God took seven very orderly days, just one or two things a time, with pauses in between. He made the first schedule! He didn’t have to do it that way, but from the beginning He puts things into the system of time, so that life could happen in slow progression, rather than all at once. Buds become roses; saplings become oaks; summer heats slide into the cool of autumn. He shows us that life has an order of events, that each day has meaning, and that there is a time for the work and also time to pause and focus on the good. He is not a God of busyness for the sake of busyness.

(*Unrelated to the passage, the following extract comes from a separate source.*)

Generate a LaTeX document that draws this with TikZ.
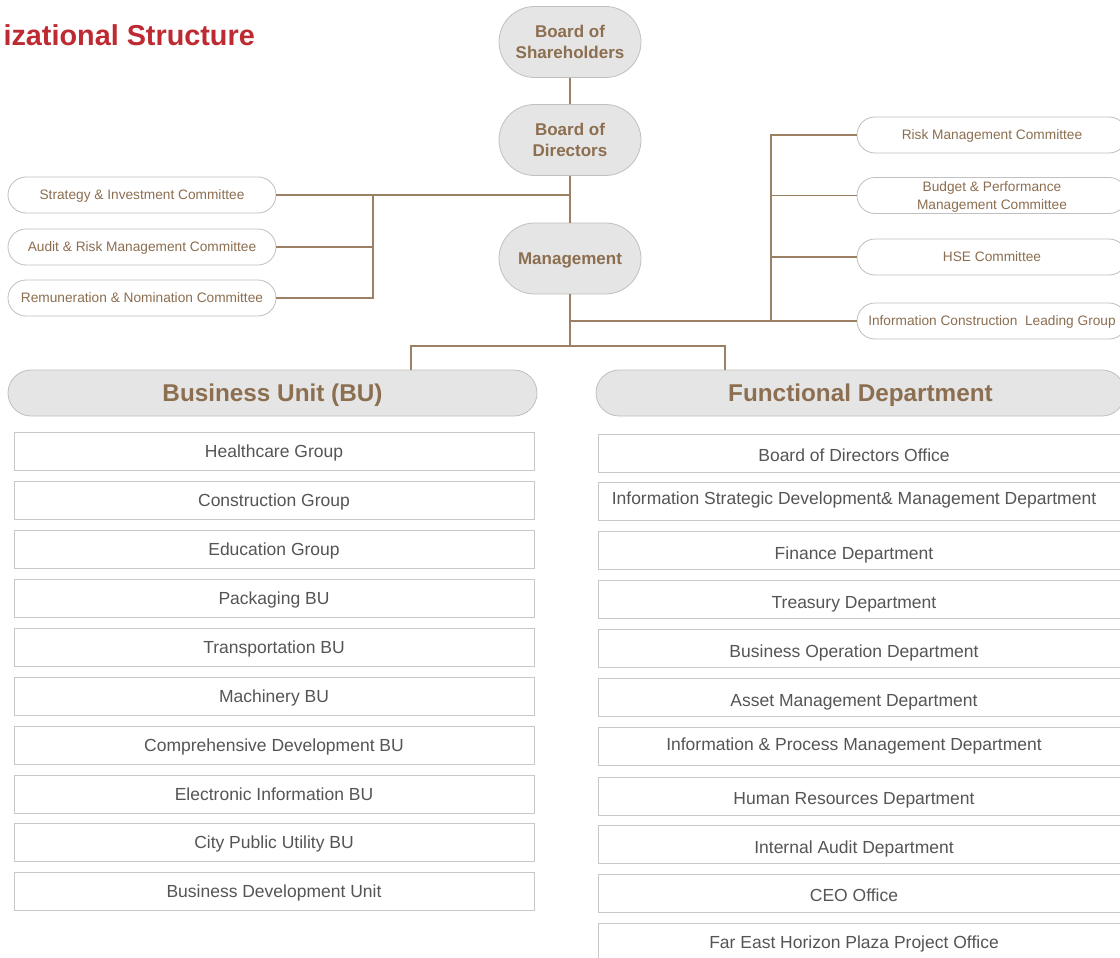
\documentclass[tikz,border=0pt]{standalone}
\usepackage{fontspec}
\setmainfont{Liberation Sans}
\usetikzlibrary{shapes.misc}
\definecolor{titlered}{RGB}{190,42,50}
\definecolor{brownt}{RGB}{140,110,80}
\definecolor{linec}{RGB}{155,128,100}
\definecolor{grayfill}{RGB}{229,229,229}
\definecolor{grayedge}{RGB}{192,192,192}
\definecolor{boxedge}{RGB}{200,200,200}
\definecolor{boxtext}{RGB}{85,85,85}
\begin{document}
\begin{tikzpicture}[x=1pt,y=-1pt,
 topoval/.style={rounded rectangle, draw=grayedge, fill=grayfill, line width=0.8pt, minimum width=142pt, minimum height=71pt, inner sep=0pt, align=center, text depth=0pt, text=brownt, font=\fontsize{17}{21.5}\selectfont\bfseries},
 comm/.style={rounded rectangle, draw=grayedge, fill=white, line width=0.8pt, minimum width=268pt, minimum height=36pt, inner sep=0pt, align=center, text depth=0pt, text=brownt, font=\fontsize{13.7}{17.5}\selectfont},
 header/.style={rounded rectangle, draw=grayedge, fill=grayfill, line width=0.8pt, minimum width=529pt, minimum height=46pt, inner sep=0pt, text depth=0pt, text=brownt, font=\fontsize{24.3}{28}\selectfont\bfseries},
 unitbox/.style={rectangle, draw=boxedge, fill=white, line width=1pt, minimum width=520pt, minimum height=38pt, inner sep=0pt, text depth=0pt, text=boxtext, font=\fontsize{17.5}{21}\selectfont},
 deptbox/.style={rectangle, draw=boxedge, fill=white, line width=1pt, minimum width=532pt, minimum height=38pt, inner sep=0pt},
 depttext/.style={text=boxtext, font=\fontsize{17.5}{21}\selectfont, inner sep=0pt, text depth=0pt},
 conn/.style={draw=linec, line width=1.2pt}
]
\useasboundingbox (0,0) rectangle (1120,958);
\clip (0,0) rectangle (1120,958);
\fill[white] (0,0) rectangle (1120,958);

\node[anchor=base east, text=titlered, font=\fontsize{28.8}{31}\selectfont\bfseries, inner sep=0pt] (title) at (255,46) {izational Structure};

\node[topoval] (bos) at (570,42) {Board of\\Shareholders};
\node[topoval] (bod) at (570,140) {Board of\\Directors};
\node[topoval] (mgmt) at (570,258.5) {Management};

\node[comm] (sic) at (142,195) {Strategy \& Investment Committee};
\node[comm] (arm) at (142,247) {Audit \& Risk Management Committee};
\node[comm] (rnc) at (142,298) {Remuneration \& Nomination Committee};

\node[comm,minimum width=270pt] (rmc) at (992,135) {Risk Management Committee};
\node[comm,minimum width=270pt] (bpm) at (992,195.5) {Budget \& Performance\\Management Committee};
\node[comm,minimum width=270pt] (hse) at (992,257) {HSE Committee};
\node[comm,minimum width=270pt] (icl) at (992,321) {Information Construction\ \ Leading Group};

\node[header] (bu) at (272.5,393) {Business Unit (BU)};
\node[header] (fd) at (860.5,393) {Functional Department};

\foreach \n/\y/\t in {1/451/Healthcare Group, 2/500/Construction Group, 3/549/Education Group, 4/598/Packaging BU, 5/647/Transportation BU, 6/696/Machinery BU, 7/745/Comprehensive Development BU, 8/794/Electronic Information BU, 9/842/City Public Utility BU, 10/891/Business Development Unit}
  \node[unitbox] (u\n) at (274,\y) {\t};

\foreach \n/\y/\ty/\t in {1/453/455/Board of Directors Office, 2/501/498/Information Strategic Development\& Management Department, 3/550.5/553/Finance Department, 4/599.5/602/Treasury Department, 5/648.5/651/Business Operation Department, 6/697.5/700/Asset Management Department, 7/746.5/744/Information \& Process Management Department, 8/796/798/Human Resources Department, 9/844.5/847/Internal Audit Department, 10/893.5/895/CEO Office, 11/942/942/Far East Horizon Plaza Project Office}
  {\node[deptbox] (d\n) at (864,\y) {};
   \node[depttext] (dt\n) at (854,\ty) {\t};}

\coordinate (lbus) at (373,195);
\coordinate (rbus) at (771,321);
\coordinate (mj) at (570,346);
\coordinate (bj) at (411,346);
\coordinate (fj) at (725,346);

\draw[conn] (bos.south) -- (bod.north);
\draw[conn] (bod.south) -- (mgmt.north);
\draw[conn] (sic.east) -- (sic.east -| bod.south);
\draw[conn] (arm.east) -- (arm.east -| lbus) -- (lbus);
\draw[conn] (rnc.east) -- (rnc.east -| lbus) -- (lbus);
\draw[conn] (mgmt.south) -- (mj);
\draw[conn] (icl.west) -- (icl.west -| mgmt.south);
\draw[conn] (rmc.west) -| (rbus);
\draw[conn] (bpm.west) -- (bpm.west -| rbus);
\draw[conn] (hse.west) -- (hse.west -| rbus);
\draw[conn] (bj |- bu.north) -- (bj) -- (fj) -- (fj |- fd.north);
\end{tikzpicture}
\end{document}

His orderliness isn’t just displayed there. Within the Pentateuch, the first five books of the Bible, God gives law and schedules the lives of his Holy, chosen people. He takes the time to schedule their weeks: “Six days you shall labor and do all your work, but the seventh day is a Sabbath to the Lord your God.” (Deut 5:13 ) He schedules their years: “ Give the following instructions to the people of Israel. These are the Lord’s appointed festivals, which you are to proclaim as official days for holy assembly.” (Lev 23:1-2). And He doesn’t do this to create a restrictive schedule, He’s saying I know your flaws and this is where you will flourish best. He lays out law and life in amazing detail. Where the people should camp. What should get set up where. How to deal with every possible situation and who to be. He’s asking us all to remember Him in the midst of our work and He’s telling us that planning is good. Plan for celebration, yes. Plan for rest. Plan the times where you need to work extra hard in harvest, and then sing extra loud in celebration. God appointed dates for us to look forward to and plan our lives around. And the Bible also reminds us, oh so frequently, that all our plans and tomorrows belong to the Lord. We may plan, but He establishes.

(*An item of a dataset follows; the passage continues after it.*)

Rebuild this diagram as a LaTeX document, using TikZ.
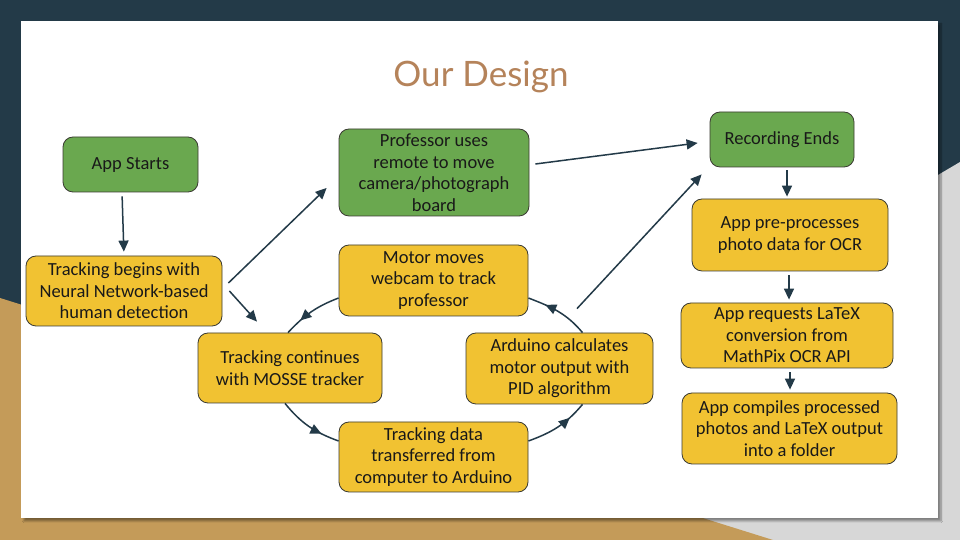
\documentclass[tikz,border=0pt]{standalone}
\usepackage{fontspec}
\setmainfont{Carlito}
\newfontfamily\titlefont{Lato}
\usetikzlibrary{arrows.meta,decorations.markings,shadows.blur}
\definecolor{navy}{HTML}{233A48}
\definecolor{tan}{HTML}{C49B59}
\definecolor{lgray}{HTML}{D7D7D7}
\definecolor{gStep}{HTML}{6AA84F}
\definecolor{yStep}{HTML}{F1C232}
\definecolor{edge}{HTML}{3A3A32}
\definecolor{titlec}{HTML}{B5835A}

\begin{document}
\begin{tikzpicture}[x=1pt,y=1pt,
  box/.style={draw=edge,line width=0.8pt,rounded corners=10pt,align=center,inner sep=2pt,
    text=black!90,font=\fontsize{18.5}{21.5}\selectfont},
  gbox/.style={box,fill=gStep},
  ybox/.style={box,fill=yStep},
  wire/.style={-{Triangle[length=11pt,width=10pt]},line width=1.5pt,draw=navy},
  loopwire/.style={line width=1.5pt,draw=navy,
    decoration={markings,mark=at position 0.72 with {\arrow[navy]{Triangle[length=11pt,width=10pt]}}},
    postaction={decorate}}]
\useasboundingbox (0,0) rectangle (960,540);
% slide background
\fill[navy] (0,0) rectangle (960,540);
\fill[lgray] (960,378) -- (320,0) -- (960,0) -- cycle;
\fill[tan] (0,242) -- (773,0) -- (0,0) -- cycle;
\fill[white,blur shadow={shadow xshift=3pt,shadow yshift=-3pt,shadow blur steps=8,shadow opacity=40}] (21,22) rectangle (938,519);
\node[font=\titlefont\fontsize{35}{40}\selectfont,text=titlec] (title) at (481,463) {Our Design};
% left column
\node[gbox,minimum width=135pt,minimum height=55pt] (start) at (130.5,375.5) {App Starts};
\node[ybox,minimum width=196pt,minimum height=70pt] (begins) at (124,249) {Tracking begins with\\Neural Network-based\\human detection};
\draw[wire,shorten <=4pt,shorten >=4pt] ([xshift=-8.5pt]start.south) -- (begins.north);
% tracking loop
\node[gbox,minimum width=190pt,minimum height=87pt] (prof) at (434,367.5) {Professor uses\\remote to move\\camera/photograph\\board};
\node[ybox,minimum width=189pt,minimum height=71pt] (motor) at (433.5,259.5) {Motor moves\\webcam to track\\professor};
\node[ybox,minimum width=184pt,minimum height=70pt] (cont) at (290,172) {Tracking continues\\with MOSSE tracker};
\node[ybox,minimum width=187pt,minimum height=71pt] (ard) at (559.5,171.5) {Arduino calculates\\motor output with\\PID algorithm};
\node[ybox,minimum width=189pt,minimum height=70pt] (data) at (433.5,83) {Tracking data\\transferred from\\computer to Arduino};
\draw[wire] ([xshift=6pt,yshift=8pt]begins.east) -- ([xshift=-12pt,yshift=-15.5pt]prof.west);
\draw[wire] ([xshift=7pt]begins.east) -- ([xshift=-33pt,yshift=11pt]cont.north);
\draw[loopwire] ([yshift=-17.5pt]motor.west) to[out=201,in=47] ([xshift=-2pt]cont.north);
\draw[loopwire] ([xshift=-5pt]cont.south) to[out=309,in=160] ([yshift=16pt]data.west);
\draw[loopwire] ([yshift=16pt]data.east) to[out=20,in=230] ([xshift=23pt]ard.south);
\draw[loopwire] ([xshift=23pt]ard.north) to[out=130,in=339] ([yshift=-17.5pt]motor.east);
% right column
\node[gbox,minimum width=144pt,minimum height=55pt] (rec) at (782,400.5) {Recording Ends};
\node[ybox,minimum width=196pt,minimum height=72pt] (pre) at (790,305) {App pre-processes\\photo data for OCR};
\node[ybox,minimum width=212pt,minimum height=65pt] (req) at (787,204.5) {App requests LaTeX\\conversion from\\MathPix OCR API};
\node[ybox,minimum width=215pt,minimum height=71pt] (comp) at (789.5,111.5) {App compiles processed\\photos and LaTeX output\\into a folder};
\draw[wire] ([xshift=6pt,yshift=8.5pt]prof.east) -- ([xshift=-12pt,yshift=-3.5pt]rec.west);
\draw[wire] ([xshift=17.5pt,yshift=24pt]ard.north) -- ([xshift=-8pt,yshift=-7pt]rec.south west);
\draw[wire,shorten <=3pt,shorten >=2pt] ([xshift=5pt]rec.south) -- ([xshift=5pt]rec.south |- pre.north);
\draw[wire,shorten <=4pt,shorten >=3pt] ([xshift=-1pt]pre.south) -- ([xshift=-1pt]pre.south |- req.north);
\draw[wire,shorten <=4pt,shorten >=3pt] ([xshift=3pt]req.south) -- ([xshift=3pt]req.south |- comp.north);
\end{tikzpicture}
\end{document}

Sometimes this world tricks us. We crave the Lord’s good order but often fall victim to chaos instead. Hiding within the godliness of scheduling is an evil that manipulates plans into busyness and busyness into pride or unrest or even to chaos. (Hi. Preaching to myself!) But the chaos of doing for the sake of doing does not satisfy. It offers no real reward and it doesn’t play fair. There’s no planned pause in chaos to allow for restoration.
God’s orderliness and His plans are different. He says there is a time for harvest and feasting, cooking and cleaning, coming and going, sitting and rising. He speaks stillness into a world that preaches chaos and bids us work hard when we work but to set our hearts on substantial things as we do so. Within the order of God’s good world there is much to be joyous about. It’s not chaos in God’s hands it’s wholeheartedness—it’s laughing ‘till you cry, it’s riding your bike down the middle of the street, running through a sprinkler and throwing confetti. It’s miracles. The sun and rain at the same time, the bread and the wine. Bushes that shouldn’t burn and seas that part. The death and the resurrection.
In the good order of the Lord, there is everything our souls need.